● **Goal**
Extract the whole listing as it stands. Do not include the pictures.
------ Material to process
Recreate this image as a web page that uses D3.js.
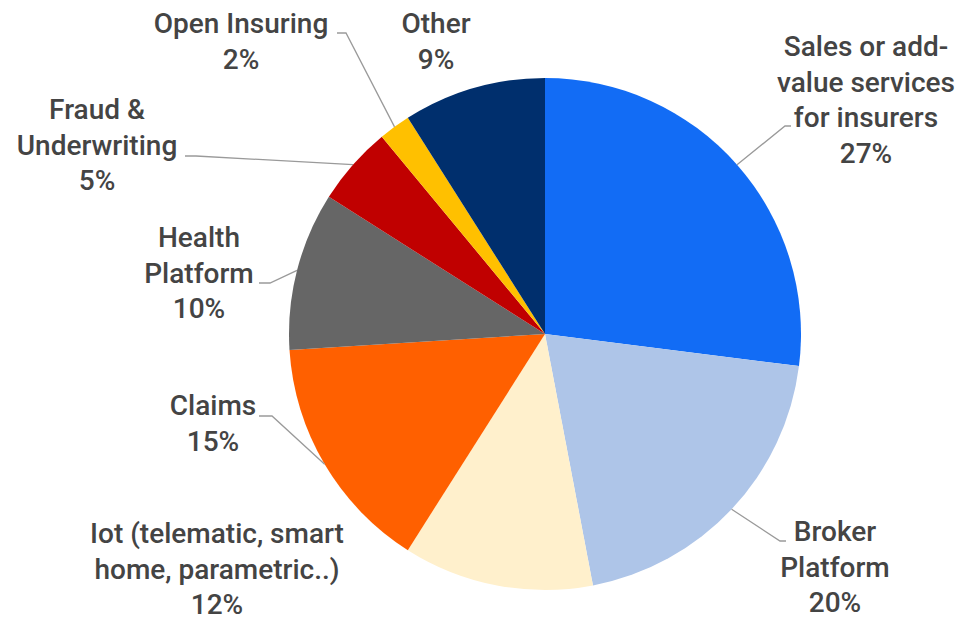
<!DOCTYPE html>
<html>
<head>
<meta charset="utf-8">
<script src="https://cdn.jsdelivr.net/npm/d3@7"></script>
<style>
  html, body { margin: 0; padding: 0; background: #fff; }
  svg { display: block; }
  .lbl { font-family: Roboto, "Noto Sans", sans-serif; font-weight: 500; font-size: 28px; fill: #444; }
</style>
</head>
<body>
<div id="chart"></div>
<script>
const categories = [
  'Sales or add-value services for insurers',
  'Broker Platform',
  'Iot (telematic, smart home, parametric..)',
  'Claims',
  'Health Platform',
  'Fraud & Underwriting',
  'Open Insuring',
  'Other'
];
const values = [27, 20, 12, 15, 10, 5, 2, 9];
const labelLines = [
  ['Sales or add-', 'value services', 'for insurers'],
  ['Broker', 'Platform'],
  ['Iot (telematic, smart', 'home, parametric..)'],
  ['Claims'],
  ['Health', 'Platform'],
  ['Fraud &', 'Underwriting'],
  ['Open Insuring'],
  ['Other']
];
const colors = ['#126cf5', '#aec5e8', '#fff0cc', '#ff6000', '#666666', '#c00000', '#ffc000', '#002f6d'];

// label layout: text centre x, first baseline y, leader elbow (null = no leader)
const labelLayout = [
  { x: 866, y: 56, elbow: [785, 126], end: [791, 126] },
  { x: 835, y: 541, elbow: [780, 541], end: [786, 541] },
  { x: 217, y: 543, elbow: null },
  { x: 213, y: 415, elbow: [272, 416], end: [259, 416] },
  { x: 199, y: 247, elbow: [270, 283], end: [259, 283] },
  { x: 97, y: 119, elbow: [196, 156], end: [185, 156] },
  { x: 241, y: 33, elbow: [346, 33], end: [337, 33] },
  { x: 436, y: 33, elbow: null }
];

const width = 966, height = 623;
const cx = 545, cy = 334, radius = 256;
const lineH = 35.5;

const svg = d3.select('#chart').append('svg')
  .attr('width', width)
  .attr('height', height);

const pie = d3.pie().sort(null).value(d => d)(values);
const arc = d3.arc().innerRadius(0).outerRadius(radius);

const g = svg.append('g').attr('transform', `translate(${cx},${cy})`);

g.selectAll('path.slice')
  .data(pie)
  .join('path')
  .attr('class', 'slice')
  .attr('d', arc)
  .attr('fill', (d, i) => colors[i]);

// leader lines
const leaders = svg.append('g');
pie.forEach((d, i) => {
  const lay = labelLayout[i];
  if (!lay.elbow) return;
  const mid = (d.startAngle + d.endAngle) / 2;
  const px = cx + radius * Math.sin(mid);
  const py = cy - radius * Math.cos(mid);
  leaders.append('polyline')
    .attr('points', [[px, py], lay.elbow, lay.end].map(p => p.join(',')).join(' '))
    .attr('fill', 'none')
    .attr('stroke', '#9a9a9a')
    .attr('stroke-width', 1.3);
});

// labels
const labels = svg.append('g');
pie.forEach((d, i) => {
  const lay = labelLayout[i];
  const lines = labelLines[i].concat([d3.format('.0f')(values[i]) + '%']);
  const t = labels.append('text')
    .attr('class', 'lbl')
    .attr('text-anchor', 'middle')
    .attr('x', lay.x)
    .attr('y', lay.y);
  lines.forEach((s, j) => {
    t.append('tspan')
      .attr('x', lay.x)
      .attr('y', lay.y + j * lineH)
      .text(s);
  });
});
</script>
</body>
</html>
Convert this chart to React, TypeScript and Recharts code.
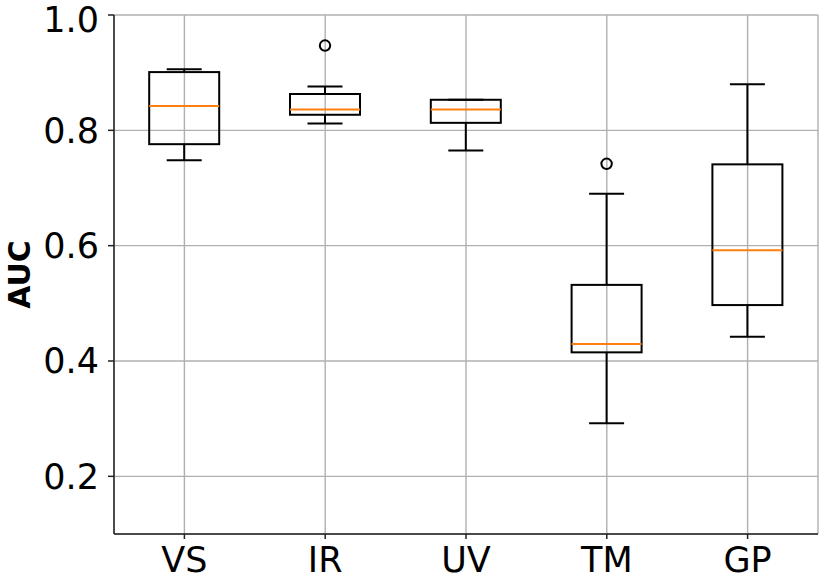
------------
● **Result for this task**
Recreate this image as a web page that uses D3.js.
<!DOCTYPE html>
<html>
<head>
<meta charset="utf-8">
<script src="https://cdn.jsdelivr.net/npm/d3@7"></script>
<style>
  html, body { margin: 0; padding: 0; background: #fff; }
  svg { display: block; }
  .lbl { font-family: Roboto, "Noto Sans", sans-serif; font-weight: 500; font-size: 28px; fill: #444; }
</style>
</head>
<body>
<div id="chart"></div>
<script>
const categories = [
  'Sales or add-value services for insurers',
  'Broker Platform',
  'Iot (telematic, smart home, parametric..)',
  'Claims',
  'Health Platform',
  'Fraud & Underwriting',
  'Open Insuring',
  'Other'
];
const values = [27, 20, 12, 15, 10, 5, 2, 9];
const labelLines = [
  ['Sales or add-', 'value services', 'for insurers'],
  ['Broker', 'Platform'],
  ['Iot (telematic, smart', 'home, parametric..)'],
  ['Claims'],
  ['Health', 'Platform'],
  ['Fraud &', 'Underwriting'],
  ['Open Insuring'],
  ['Other']
];
const colors = ['#126cf5', '#aec5e8', '#fff0cc', '#ff6000', '#666666', '#c00000', '#ffc000', '#002f6d'];

// label layout: text centre x, first baseline y, leader elbow (null = no leader)
const labelLayout = [
  { x: 866, y: 56, elbow: [785, 126], end: [791, 126] },
  { x: 835, y: 541, elbow: [780, 541], end: [786, 541] },
  { x: 217, y: 543, elbow: null },
  { x: 213, y: 415, elbow: [272, 416], end: [259, 416] },
  { x: 199, y: 247, elbow: [270, 283], end: [259, 283] },
  { x: 97, y: 119, elbow: [196, 156], end: [185, 156] },
  { x: 241, y: 33, elbow: [346, 33], end: [337, 33] },
  { x: 436, y: 33, elbow: null }
];

const width = 966, height = 623;
const cx = 545, cy = 334, radius = 256;
const lineH = 35.5;

const svg = d3.select('#chart').append('svg')
  .attr('width', width)
  .attr('height', height);

const pie = d3.pie().sort(null).value(d => d)(values);
const arc = d3.arc().innerRadius(0).outerRadius(radius);

const g = svg.append('g').attr('transform', `translate(${cx},${cy})`);

g.selectAll('path.slice')
  .data(pie)
  .join('path')
  .attr('class', 'slice')
  .attr('d', arc)
  .attr('fill', (d, i) => colors[i]);

// leader lines
const leaders = svg.append('g');
pie.forEach((d, i) => {
  const lay = labelLayout[i];
  if (!lay.elbow) return;
  const mid = (d.startAngle + d.endAngle) / 2;
  const px = cx + radius * Math.sin(mid);
  const py = cy - radius * Math.cos(mid);
  leaders.append('polyline')
    .attr('points', [[px, py], lay.elbow, lay.end].map(p => p.join(',')).join(' '))
    .attr('fill', 'none')
    .attr('stroke', '#9a9a9a')
    .attr('stroke-width', 1.3);
});

// labels
const labels = svg.append('g');
pie.forEach((d, i) => {
  const lay = labelLayout[i];
  const lines = labelLines[i].concat([d3.format('.0f')(values[i]) + '%']);
  const t = labels.append('text')
    .attr('class', 'lbl')
    .attr('text-anchor', 'middle')
    .attr('x', lay.x)
    .attr('y', lay.y);
  lines.forEach((s, j) => {
    t.append('tspan')
      .attr('x', lay.x)
      .attr('y', lay.y + j * lineH)
      .text(s);
  });
});
</script>
</body>
</html>
Convert this chart to React, TypeScript and Recharts code.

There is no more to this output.